Apr 23, 2018

Lead

Plan for Succession or Fail


Jonathan Yarboro helps collegiate leaders think about identifying and equipping the leaders who will take the reins after you’re gone. In other words, plan for succession or fail.

Who will take your seat on the bus?

Whether you are a brand new collegiate ministry leader dreaming of taking the gospel to every student on your campus or you are a seasoned collegiate ministry leader thriving in your most effective years of ministry, the last thing you’re probably thinking about is getting off the bus, i.e. leaving.

However, it turns out that working on a succession plan – a plan for replacing yourself – may be the most important thing you can do from the very start. In the last four years, the No Campus Left Team has helped 54 churches start 86 collegiate ministries on 55 college/university campuses in North Carolina. By the grace of God, we’ve seen some great success. But I want to tell you about the ones no one wants to talk about – the fourteen that tanked.

Most church plants or ministry startups spend an astounding amount of energy on facilities and funding.  Rightly so. A lack of or loss of facilities contributed to 14% of our failures. And a lack of sustainable funding attributed, at least in part, to 43% of our failures. Those are substantial figures, but there is one issue shared by 100% — every single one — of our failures. And it’s the thing nobody thinks about until it’s too late: succession. That’s right. Every single failure we’ve seen in the last four years has been due, at least in part, to a key leader’s departure with no plan in place for who will take that seat on the bus.

But why is it important to work on a succession plan from the start? Why not wait until you are fully staffed? Why not wait until you achieve critical mass?  Or why not wait until you have built some decent systems to handle the growth?  I’ll tell you why: Because by then it will be too late. I realize the boldness of that statement, but I can say that because all fourteen of those flops I mentioned lasted less than three years!  They all waited, and they all died.

Let’s examine three primary reasons to work toward succession right now:

1. It values the movement you lead above yourself. Succession plans embrace the reality of our finitude. One day, you will likely leave your current ministry post for another. Even if you don’t and eventually retire from where you serve right now, the day will come when you leave your current position. And, of course, there’s that other option: death. It’s time leaders face the fact that unless Jesus returns, the ministry you lead will one day need to carry on without you, and someone else will need to be in the seat you now occupy.

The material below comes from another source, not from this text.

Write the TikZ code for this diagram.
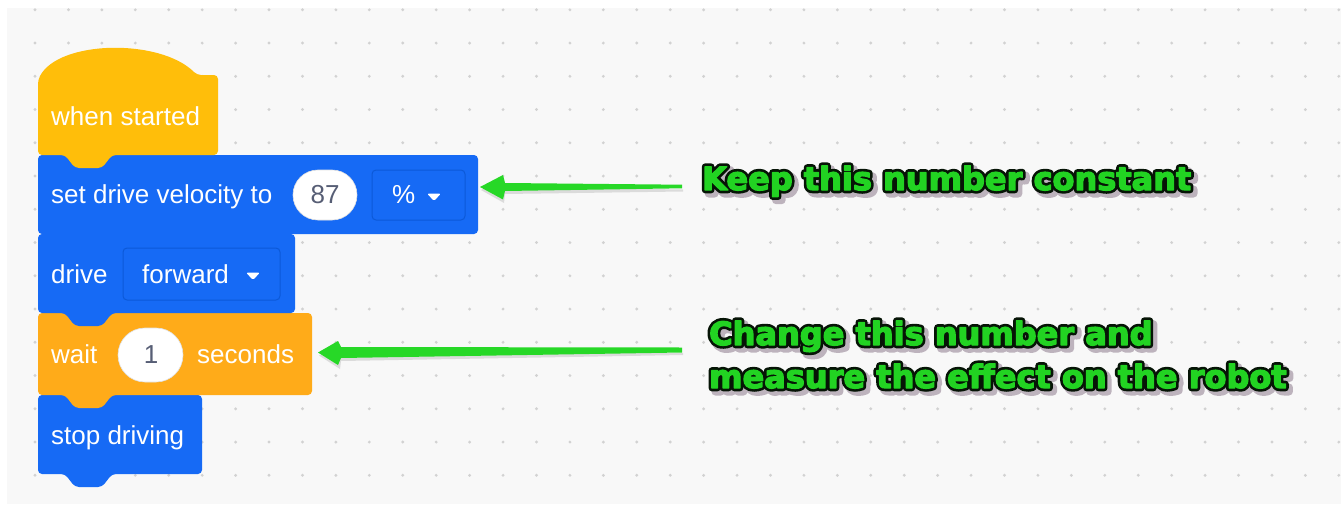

2. It makes disciples. When disciple-makers invest in others to such an extent that those disciples can step in and carry on in the leader’s absence, they are not just making more disciples; they are making more disciple-makers! In 1 Corinthians 11:1, Paul writes, “Imitate me as I imitate Christ.” There’s no simpler way to say it: The best way to make a disciple is to ask them to do what you do as you follow Jesus. Lead like that, and when you depart, those you have discipled will be much more likely to be prepared to step into your shoes. And even if they never have that opportunity, at the very least, you’ve raised up a leader you can send out as you multiply!

3. Even Jesus did it.  He knew from the start He was going to suffer, die, arise, and ascend, leaving the apostles to continue the mission. Jesus built His succession plan on His Church empowered by the Holy Spirit. He executed this plan in the way he developed leaders. From the very start of His ministry, he began preparing Peter, James, John, and the others to carry on the mission.

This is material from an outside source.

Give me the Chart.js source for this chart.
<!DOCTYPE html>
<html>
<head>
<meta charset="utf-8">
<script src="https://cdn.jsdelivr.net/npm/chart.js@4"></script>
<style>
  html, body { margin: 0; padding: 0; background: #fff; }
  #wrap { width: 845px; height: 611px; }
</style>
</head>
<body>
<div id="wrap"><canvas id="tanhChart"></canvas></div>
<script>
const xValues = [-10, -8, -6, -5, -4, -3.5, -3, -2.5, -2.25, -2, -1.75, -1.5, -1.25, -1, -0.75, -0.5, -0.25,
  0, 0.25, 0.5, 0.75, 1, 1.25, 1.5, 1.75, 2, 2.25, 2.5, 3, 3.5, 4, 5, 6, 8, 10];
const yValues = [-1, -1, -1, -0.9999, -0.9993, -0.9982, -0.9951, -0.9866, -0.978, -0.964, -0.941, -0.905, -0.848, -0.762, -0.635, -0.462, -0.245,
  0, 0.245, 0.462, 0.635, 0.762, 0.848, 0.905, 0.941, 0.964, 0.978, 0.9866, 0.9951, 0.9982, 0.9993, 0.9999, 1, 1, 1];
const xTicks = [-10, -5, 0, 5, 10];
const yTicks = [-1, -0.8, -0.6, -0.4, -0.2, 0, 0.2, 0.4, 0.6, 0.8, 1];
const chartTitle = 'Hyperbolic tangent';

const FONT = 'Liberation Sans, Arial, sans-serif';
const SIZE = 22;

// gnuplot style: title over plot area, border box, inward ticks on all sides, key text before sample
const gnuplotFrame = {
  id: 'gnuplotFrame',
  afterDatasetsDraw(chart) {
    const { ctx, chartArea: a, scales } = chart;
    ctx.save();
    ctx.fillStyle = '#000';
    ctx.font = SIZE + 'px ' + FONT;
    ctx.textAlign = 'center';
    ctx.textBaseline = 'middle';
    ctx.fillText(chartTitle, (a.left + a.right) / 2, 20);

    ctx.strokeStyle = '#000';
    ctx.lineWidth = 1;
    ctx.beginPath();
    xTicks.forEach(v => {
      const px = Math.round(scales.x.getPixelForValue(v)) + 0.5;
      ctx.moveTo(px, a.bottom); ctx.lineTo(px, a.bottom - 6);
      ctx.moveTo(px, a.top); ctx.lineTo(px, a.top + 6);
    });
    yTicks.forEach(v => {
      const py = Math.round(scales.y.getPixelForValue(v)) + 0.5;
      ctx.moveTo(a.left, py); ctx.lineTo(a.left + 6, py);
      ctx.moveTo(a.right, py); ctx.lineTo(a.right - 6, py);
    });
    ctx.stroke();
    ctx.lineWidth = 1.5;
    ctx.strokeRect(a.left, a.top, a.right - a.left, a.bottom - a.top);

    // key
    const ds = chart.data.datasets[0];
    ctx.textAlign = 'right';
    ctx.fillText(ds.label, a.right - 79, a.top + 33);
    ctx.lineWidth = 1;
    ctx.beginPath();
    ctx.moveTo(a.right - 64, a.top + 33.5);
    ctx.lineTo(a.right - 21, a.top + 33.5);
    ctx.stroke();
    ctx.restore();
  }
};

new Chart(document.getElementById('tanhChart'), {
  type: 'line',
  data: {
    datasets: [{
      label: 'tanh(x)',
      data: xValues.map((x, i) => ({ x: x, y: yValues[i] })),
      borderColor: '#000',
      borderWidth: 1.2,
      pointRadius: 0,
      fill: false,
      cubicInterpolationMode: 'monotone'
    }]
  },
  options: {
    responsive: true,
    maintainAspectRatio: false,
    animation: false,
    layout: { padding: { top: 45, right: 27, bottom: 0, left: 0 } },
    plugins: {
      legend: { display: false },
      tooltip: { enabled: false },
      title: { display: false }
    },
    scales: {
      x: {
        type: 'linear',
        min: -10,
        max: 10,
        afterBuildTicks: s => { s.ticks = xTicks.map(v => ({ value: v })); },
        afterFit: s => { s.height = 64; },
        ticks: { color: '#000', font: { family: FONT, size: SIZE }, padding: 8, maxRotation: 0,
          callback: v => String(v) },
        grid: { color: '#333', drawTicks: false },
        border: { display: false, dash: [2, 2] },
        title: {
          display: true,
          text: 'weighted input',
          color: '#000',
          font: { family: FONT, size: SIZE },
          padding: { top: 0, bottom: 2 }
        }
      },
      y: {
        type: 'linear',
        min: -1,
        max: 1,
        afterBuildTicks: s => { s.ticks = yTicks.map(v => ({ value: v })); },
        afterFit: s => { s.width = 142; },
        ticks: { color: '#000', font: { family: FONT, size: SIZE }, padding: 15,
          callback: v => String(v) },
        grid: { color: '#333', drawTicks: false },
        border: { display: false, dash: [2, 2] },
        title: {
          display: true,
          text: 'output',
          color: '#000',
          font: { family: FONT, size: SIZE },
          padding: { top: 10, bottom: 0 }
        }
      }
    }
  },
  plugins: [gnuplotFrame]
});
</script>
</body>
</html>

Succession plans pave the way to the future of the ministry you lead. Whether you are a leader looking wide-eyed at a campus full of lost students, a veteran leader who can teach the rest of us a thing or two with your eyes closed, or somewhere in between, now is the time to start thinking about your succession plan.  You simply can’t start thinking about it soon enough.

To help us decrease the number of ministry flops on NC campuses, here are some questions the No Campus Left Team has begun asking planters and leaders to ignite thinking about succession plans:

  • What are you doing now that can strategically be given to someone under your leadership to prepare him or her for greater responsibility?
  • What are you doing now alone that you can invite others to do with you so that they can develop a new competency?
  • Who can you invite into your life to imitate you as you imitate Christ? Practically speaking, who needs to see the way you lead your family, live within your household budget, prepare sermons, share the gospel, counsel people for baptism, honor your parents when you have a family of your own, or even remove people from leadership?

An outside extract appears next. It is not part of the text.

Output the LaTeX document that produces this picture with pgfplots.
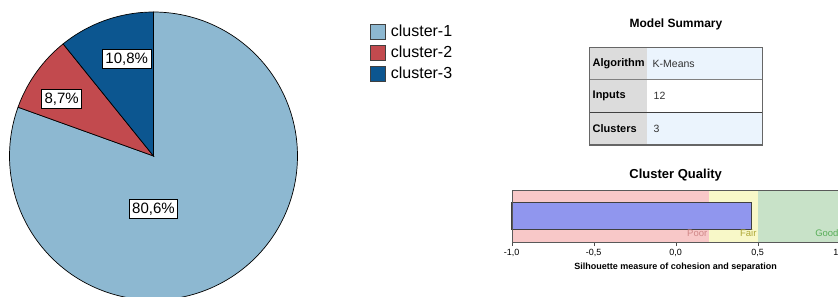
\documentclass[border=0pt]{standalone}
\usepackage{pgfplots}
\pgfplotsset{compat=1.18}
\usepackage{pgfplotstable}
\usepackage{fontspec}
\setmainfont{Liberation Sans}
\definecolor{cA}{HTML}{8DB8D1}
\definecolor{cB}{HTML}{C24A4E}
\definecolor{cC}{HTML}{0C5690}
\definecolor{gcol}{HTML}{DCDCDC}
\definecolor{vcol}{HTML}{EBF4FD}
\definecolor{poor}{HTML}{F8C8C8}
\definecolor{fair}{HTML}{F8F8C8}
\definecolor{good}{HTML}{C8E2C8}
\definecolor{barc}{HTML}{9096EE}
\definecolor{poort}{HTML}{D08888}
\definecolor{fairt}{HTML}{AEA838}
\definecolor{goodt}{HTML}{58AE58}

\pgfplotstableread{
cluster share
1 80.6
2 8.7
3 10.8
}\piedata
\pgfplotstablegetelem{0}{share}\of\piedata\edef\va{\pgfplotsretval}
\pgfplotstablegetelem{1}{share}\of\piedata\edef\vb{\pgfplotsretval}
\pgfplotstablegetelem{2}{share}\of\piedata\edef\vc{\pgfplotsretval}
\pgfmathsetmacro\aC{90+3.6*\vc}
\pgfmathsetmacro\aB{\aC+3.6*\vb}

\begin{document}
\begin{tikzpicture}[x=1pt,y=1pt]
\useasboundingbox (0,0) rectangle (838,297);
% ---------------- pie ----------------
\begin{axis}[at={(153.5pt,141pt)}, anchor=center, scale only axis,
  width=288pt, height=288pt, xmin=-1, xmax=1, ymin=-1, ymax=1,
  hide axis, clip=false,
  legend style={at={(1.252,0.962)}, anchor=north west, draw=none, fill=none,
    font=\fontsize{16}{18}\selectfont, row sep=3pt, column sep=4pt, inner sep=0pt,
    nodes={inner sep=1pt, text height=12pt, text depth=4pt}},
  legend cell align=left,
  legend image code/.code={\draw[#1, draw=black!75, line width=0.6pt] (0pt,-7.5pt) rectangle (15pt,7.5pt);},
]
\addplot[fill=cA, draw=black, line width=0.7pt, domain=\aB:450, samples=160] ({cos(x)},{sin(x)}) -- (axis cs:0,0) -- cycle;
\addlegendentry{cluster-1}
\addplot[fill=cB, draw=black, line width=0.7pt, domain=\aC:\aB, samples=30] ({cos(x)},{sin(x)}) -- (axis cs:0,0) -- cycle;
\addlegendentry{cluster-2}
\addplot[fill=cC, draw=black, line width=0.7pt, domain=90:\aC, samples=30] ({cos(x)},{sin(x)}) -- (axis cs:0,0) -- cycle;
\addlegendentry{cluster-3}
\tikzset{pl/.style={draw=black, fill=white, line width=0.6pt, inner xsep=3pt, inner ysep=3pt, font=\fontsize{15}{18}\selectfont}}
\node[pl] at (axis cs:-0.186,0.674) {10,8\%};
\node[pl] at (axis cs:-0.6375,0.396) {8,7\%};
\node[pl] at (axis cs:0,-0.368) {80,6\%};
\end{axis}
% ---------------- model summary ----------------
\node[font=\bfseries\fontsize{12}{14}\selectfont] at (676,273) {Model Summary};
\fill[gcol] (589.5,152) rectangle (647,249.5);
\fill[vcol] (647,217.5) rectangle (762.5,249.5);
\fill[white] (647,184.5) rectangle (762.5,217.5);
\fill[vcol] (647,152) rectangle (762.5,184.5);
\draw[black!50, line width=1.2pt] (589.5,217.5) -- (762.5,217.5);
\draw[black!75, line width=1.2pt] (589.5,184.5) -- (762.5,184.5);
\draw[black!60, line width=1.2pt] (589.5,152) rectangle (762.5,249.5);
\tikzset{hd/.style={anchor=west, inner sep=0pt, font=\bfseries\fontsize{11}{13}\selectfont},
         vl/.style={anchor=west, inner sep=0pt, text=black!80, font=\fontsize{10.5}{13}\selectfont}}
\node[hd] at (592.5,233.5) {Algorithm};
\node[hd] at (592.5,201) {Inputs};
\node[hd] at (592.5,168.3) {Clusters};
\node[vl] at (652.5,233.5) {K-Means};
\node[vl] at (653.5,201) {12};
\node[vl] at (653.5,168.3) {3};
% ---------------- cluster quality ----------------
\node[font=\bfseries\fontsize{13}{15}\selectfont] at (675.7,122) {Cluster Quality};
\begin{axis}[at={(511.7pt,55pt)}, anchor=south west, scale only axis,
  width=328pt, height=51.3pt, xmin=-1, xmax=1, ymin=0, ymax=1,
  ytick=\empty, xtick={-1,-0.5,0,0.5,1}, xtick pos=bottom,
  tick align=outside, major tick length=4pt,
  axis line style={draw=black!65}, tick style={draw=black!70},
  xticklabel style={font=\fontsize{9}{10}\selectfont, /pgf/number format/.cd, use comma, fixed, fixed zerofill, precision=1, assume math mode=true},
  axis on top, clip=false]
\addplot[fill=poor, draw=none] coordinates {(-1,0) (0.2,0) (0.2,1) (-1,1)} -- cycle;
\addplot[fill=fair, draw=none] coordinates {(0.2,0) (0.5,0) (0.5,1) (0.2,1)} -- cycle;
\addplot[fill=good, draw=none] coordinates {(0.5,0) (1,0) (1,1) (0.5,1)} -- cycle;
\addplot[fill=barc, draw=black!75, line width=1pt] coordinates {(-1,0.25) (0.46,0.25) (0.46,0.765) (-1,0.765)} -- cycle;
\tikzset{bl/.style={anchor=east, inner sep=1pt, font=\fontsize{9.5}{10}\selectfont}}
\node[bl, text=poort] at (axis cs:0.2,0.175) {Poor};
\node[bl, text=fairt] at (axis cs:0.5,0.175) {Fair};
\node[bl, text=goodt] at (axis cs:1,0.175) {Good};
\end{axis}
\node[font=\bfseries\fontsize{9}{10}\selectfont] at (675.7,30.3) {Silhouette measure of cohesion and separation};
\end{tikzpicture}
\end{document}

So, who will take your seat? Much of leadership is framed in moving the right people into the right seats on the bus.  But if no one is prepared to take the driver’s seat when you vacate it, you are setting a collision course aimed at failure, disappointment, pain, and maybe even death.  A succession plan that develops leaders who equal or surpass you in capacity, in competency, and in character, however, sets a course that is focused not on who fills the seat but who reigns upon the throne – the God who was there before you took your seat and will remain well after you are gone.


about the author

Jonathan Yarboro


Jonathan is a collegiate ministry strategist with the North Carolina Baptists and previously served as a campus minister at Appalachian State.